*Collected data*:
+===+
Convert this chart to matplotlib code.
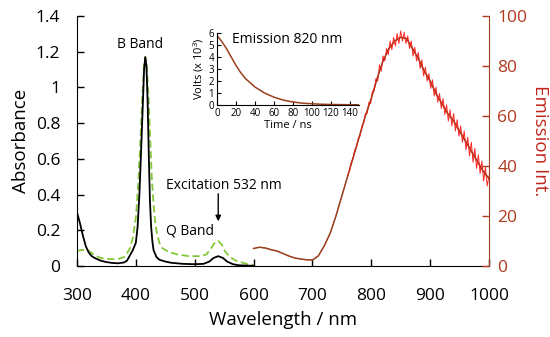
import matplotlib
matplotlib.use("Agg")
import matplotlib.pyplot as plt

plt.rcParams["font.family"] = ["Open Sans", "DejaVu Sans"]
plt.rcParams["mathtext.default"] = "regular"

# absorbance, solid black
abs_wl = [300, 305, 310, 315, 320, 325, 330, 340, 350, 360, 370, 380, 385, 390,
          395, 400, 403, 406, 409, 412, 414, 416, 418, 420, 422, 424, 426, 428,
          430, 435, 440, 450, 460, 480, 500, 515, 525, 532, 540, 548, 555, 565,
          575, 590, 600]
abs_val = [0.30, 0.24, 0.17, 0.11, 0.075, 0.055, 0.045, 0.03, 0.022, 0.017, 0.015,
           0.02, 0.03, 0.06, 0.09, 0.13, 0.22, 0.40, 0.65, 0.92, 1.10, 1.17, 1.12,
           0.92, 0.62, 0.36, 0.22, 0.14, 0.09, 0.05, 0.035, 0.025, 0.018, 0.012,
           0.01, 0.012, 0.025, 0.045, 0.055, 0.045, 0.025, 0.01, 0.004, 0.002, 0.001]

# excitation, dashed green
exc_wl = [300, 310, 320, 330, 340, 350, 360, 370, 380, 385, 390, 395, 400, 404,
          408, 411, 414, 416, 418, 421, 424, 427, 430, 433, 436, 440, 445, 455,
          470, 490, 510, 520, 528, 535, 540, 546, 552, 560, 570, 580, 590, 600]
exc_val = [0.085, 0.09, 0.085, 0.06, 0.045, 0.04, 0.038, 0.04, 0.05, 0.07, 0.10,
           0.16, 0.27, 0.45, 0.72, 0.95, 1.13, 1.17, 1.14, 0.98, 0.74, 0.50, 0.35,
           0.24, 0.18, 0.13, 0.10, 0.08, 0.065, 0.055, 0.055, 0.065, 0.10, 0.135,
           0.14, 0.12, 0.08, 0.05, 0.03, 0.02, 0.01, 0.005]

# emission (right axis), smooth trace
em_wl = list(range(600, 1001, 10))
em_val = [7.0, 7.5, 7.2, 6.5, 6.0, 5.0, 4.0, 3.2, 2.8, 2.5, 2.4, 4.0, 8.0, 13, 20,
          28, 36, 44, 52, 60, 67, 75, 82, 87, 90, 91.5, 91, 87, 83, 78, 74, 69,
          65, 61, 58, 54, 50, 46, 42, 38, 35]

# emission, noisy raw trace
raw_wl = list(range(760, 1001, 3))
raw_val = [36.5, 38, 41.5, 42.8, 46.5, 47.5, 51, 52, 56, 57, 61, 61, 65.5, 65, 70,
           70, 75, 74, 80.5, 78, 84, 82, 87, 84.5, 90, 86.5, 91.5, 88, 93, 89, 94,
           90, 93.5, 89, 92, 87, 90, 84, 87.5, 82, 85.5, 79, 82.5, 76, 79.5, 74,
           77, 71, 74.5, 68, 71.5, 65.5, 69, 63, 67, 60.5, 64.5, 58, 62.5, 56, 61,
           54, 58.5, 52, 56, 49.5, 54, 46.5, 51.5, 44, 49.5, 41.5, 47, 39, 44.5,
           37, 42, 34, 39.5, 32, 36]

# lifetime decay (inset)
t_ns = [0, 5, 10, 15, 20, 25, 30, 35, 40, 50, 60, 70, 80, 90, 100, 110, 120, 130,
        140, 150]
volts = [5.8, 5.3, 4.7, 4.0, 3.3, 2.7, 2.2, 1.85, 1.5, 1.0, 0.65, 0.4, 0.25, 0.15,
         0.1, 0.06, 0.04, 0.03, 0.02, 0.02]

red_ax = "#B03A1E"
brown = "#9A3F1C"

fig = plt.figure(figsize=(5.5, 3.37), dpi=100)
ax = fig.add_axes([0.14, 0.2107, 0.749, 0.7418])
ax.plot(abs_wl, abs_val, color="black", lw=1.3, zorder=3)
ax.plot(exc_wl, exc_val, color="#84C83A", lw=1.3, ls=(0, (4, 2)), zorder=2)
ax.set_xlim(300, 1000)
ax.set_ylim(0, 1.4)
ax.set_xticks(range(300, 1001, 100))
ax.set_yticks([0, 0.2, 0.4, 0.6, 0.8, 1.0, 1.2, 1.4])
ax.set_yticklabels(["0", "0.2", "0.4", "0.6", "0.8", "1", "1.2", "1.4"])
ax.tick_params(direction="in", labelsize=12.5, length=5, width=1, pad=12)
ax.tick_params(axis="x", pad=16)
ax.spines["top"].set_visible(False)
ax.spines["right"].set_visible(False)
ax.set_xlabel("Wavelength / nm", fontsize=13.5, labelpad=5)
ax.set_ylabel("Absorbance", fontsize=13.5, labelpad=4)

ax.text(407, 1.24, "B Band", fontsize=10, ha="center", va="center")
ax.text(451, 0.45, "Excitation 532 nm", fontsize=10, ha="left", va="center")
ax.text(451, 0.196, "Q Band", fontsize=10, ha="left", va="center")
ax.annotate("", xy=(540, 0.235), xytext=(540, 0.42),
            arrowprops=dict(arrowstyle="-|>", color="black", lw=1,
                            mutation_scale=8))

ax2 = ax.twinx()
ax2.plot(em_wl, em_val, color=brown, lw=1.1, zorder=2)
ax2.plot(raw_wl, raw_val, color="#FF1010", lw=0.7, alpha=0.9, zorder=3)
ax2.plot(em_wl, em_val, color=brown, lw=0.6, alpha=0.6, zorder=4)
ax2.set_ylim(0, 100)
ax2.set_yticks(range(0, 101, 20))
ax2.tick_params(direction="in", labelsize=12.5, length=5, width=1, pad=6,
                colors=red_ax)
for s in ["top", "left", "bottom"]:
    ax2.spines[s].set_visible(False)
ax2.spines["right"].set_color(brown)
ax2.set_ylabel("Emission Int.", fontsize=13.5, color="#C0281E", rotation=270,
               va="center")
ax2.yaxis.set_label_coords(1.0 + (540 - 489) / 412.0, 0.5)

# inset with decay
ins = fig.add_axes([0.3945, 0.6885, 0.259, 0.2135])
ins.plot(t_ns, volts, color=brown, lw=1.1)
ins.set_xlim(0, 150)
ins.set_ylim(0, 6)
ins.set_xticks(range(0, 141, 20))
ins.set_yticks(range(0, 7))
ins.tick_params(direction="in", labelsize=7, length=3, width=0.8, pad=2)
ins.spines["top"].set_visible(False)
ins.spines["right"].set_visible(False)
ins.set_xlabel("Time / ns", fontsize=8, labelpad=1)
ins.set_ylabel("Volts (x 10$^3$)", fontsize=8, labelpad=2)
ins.patch.set_alpha(0)
ins.text(16, 5.5, "Emission 820 nm", fontsize=10, ha="left", va="center")

fig.savefig("out.png", dpi=100)
plt.close(fig)
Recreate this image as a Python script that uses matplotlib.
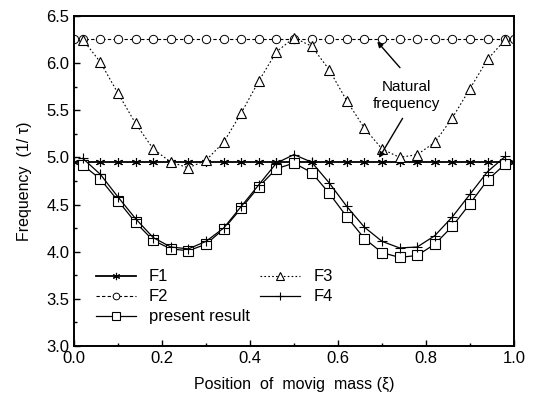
import numpy as np
import matplotlib
matplotlib.use("Agg")
import matplotlib.pyplot as plt
from matplotlib.ticker import MultipleLocator, FormatStrFormatter

plt.rcParams['font.family'] = ['Liberation Sans', 'DejaVu Sans']

# positions of the moving mass
xi = [0.02, 0.06, 0.10, 0.14, 0.18, 0.22, 0.26, 0.30, 0.34, 0.38, 0.42, 0.46, 0.50,
      0.54, 0.58, 0.62, 0.66, 0.70, 0.74, 0.78, 0.82, 0.86, 0.90, 0.94, 0.98]
xi_full = [0.0] + xi + [1.0]

# frequencies (1/tau)
f1 = [4.95] * len(xi_full)
f2 = [6.26] * len(xi_full)
f3 = [6.25, 6.01, 5.68, 5.36, 5.09, 4.95, 4.89, 4.97, 5.16, 5.47, 5.81, 6.12, 6.27,
      6.18, 5.93, 5.60, 5.31, 5.09, 5.00, 5.03, 5.16, 5.42, 5.73, 6.04, 6.25]
f4 = [4.99, 4.82, 4.58, 4.35, 4.15, 4.05, 4.03, 4.11, 4.25, 4.48, 4.71, 4.94, 5.03,
      4.95, 4.73, 4.48, 4.26, 4.11, 4.04, 4.05, 4.17, 4.37, 4.61, 4.85, 5.01]
present = [4.92, 4.77, 4.54, 4.31, 4.12, 4.03, 4.01, 4.08, 4.24, 4.46, 4.69, 4.88, 4.94,
           4.84, 4.62, 4.37, 4.14, 3.99, 3.94, 3.96, 4.08, 4.27, 4.51, 4.76, 4.93]

fig = plt.figure(figsize=(5.35, 4.01), dpi=100)
ax = fig.add_axes([74 / 535, 1 - 346 / 401, 440 / 535, 330 / 401])

ax.plot(xi_full, f1, color='black', lw=1.3, marker=(6, 2, 0), ms=6.5, mew=0.8, label='F1')
ax.plot(xi_full, f2, color='black', lw=0.8, ls=(0, (3, 2)), marker='o', ms=6,
        mfc='white', mew=0.7, label='F2')
ax.plot(xi, present, color='black', lw=0.9, marker='s', ms=6.5, mfc='white', mew=0.8,
        label='present result')
ax.plot(xi, f3, color='black', lw=0.8, ls=(0, (1.5, 2)), marker='^', ms=7.5, mfc='white',
        mew=0.8, label='F3')
ax.plot(xi, f4, color='black', lw=0.9, marker='+', ms=7, mew=0.8, label='F4')

ax.set_xlim(0, 1)
ax.set_ylim(3.0, 6.5)
ax.xaxis.set_major_locator(MultipleLocator(0.2))
ax.xaxis.set_minor_locator(MultipleLocator(0.1))
ax.yaxis.set_major_locator(MultipleLocator(0.5))
ax.yaxis.set_minor_locator(MultipleLocator(0.25))
ax.tick_params(which='both', direction='in', labelsize=12, width=1.0)
ax.tick_params(which='major', length=4)
ax.tick_params(which='minor', length=2)
ax.xaxis.set_major_formatter(FormatStrFormatter('%.1f'))
ax.yaxis.set_major_formatter(FormatStrFormatter('%.1f'))
for s in ax.spines.values():
    s.set_linewidth(1.4)

ax.set_xlabel('Position  of  movig  mass (ξ)', fontsize=11.5, labelpad=8)
ax.set_ylabel('Frequency  (1/ τ)', fontsize=11.5, labelpad=10)

ax.text(0.755, 5.66, 'Natural\nfrequency', fontsize=11, ha='center', va='center',
        linespacing=1.3)
ax.annotate('', xy=(0.685, 6.25), xytext=(0.745, 5.93),
            arrowprops=dict(arrowstyle='-|>', color='black', lw=1.0, mutation_scale=8))
ax.annotate('', xy=(0.69, 4.97), xytext=(0.75, 5.44),
            arrowprops=dict(arrowstyle='-|>', color='black', lw=1.0, mutation_scale=8))

ax.legend(ncol=2, loc='lower left', bbox_to_anchor=(0.015, 0.02), frameon=False,
          fontsize=12, handlelength=2.4, columnspacing=0.6, labelspacing=0.3,
          handletextpad=0.8, markerscale=0.8)

fig.savefig('out.png', dpi=100)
+===+
*Written problem*: Write out again exactly the lines above from the one with "Recreate this image" through the one with "xi_full = [0.0] + xi + [1.0]", adding no other lines and no pictures.

*The solution*:
Recreate this image as a Python script that uses matplotlib.
import numpy as np
import matplotlib
matplotlib.use("Agg")
import matplotlib.pyplot as plt
from matplotlib.ticker import MultipleLocator, FormatStrFormatter

plt.rcParams['font.family'] = ['Liberation Sans', 'DejaVu Sans']

# positions of the moving mass
xi = [0.02, 0.06, 0.10, 0.14, 0.18, 0.22, 0.26, 0.30, 0.34, 0.38, 0.42, 0.46, 0.50,
      0.54, 0.58, 0.62, 0.66, 0.70, 0.74, 0.78, 0.82, 0.86, 0.90, 0.94, 0.98]
xi_full = [0.0] + xi + [1.0]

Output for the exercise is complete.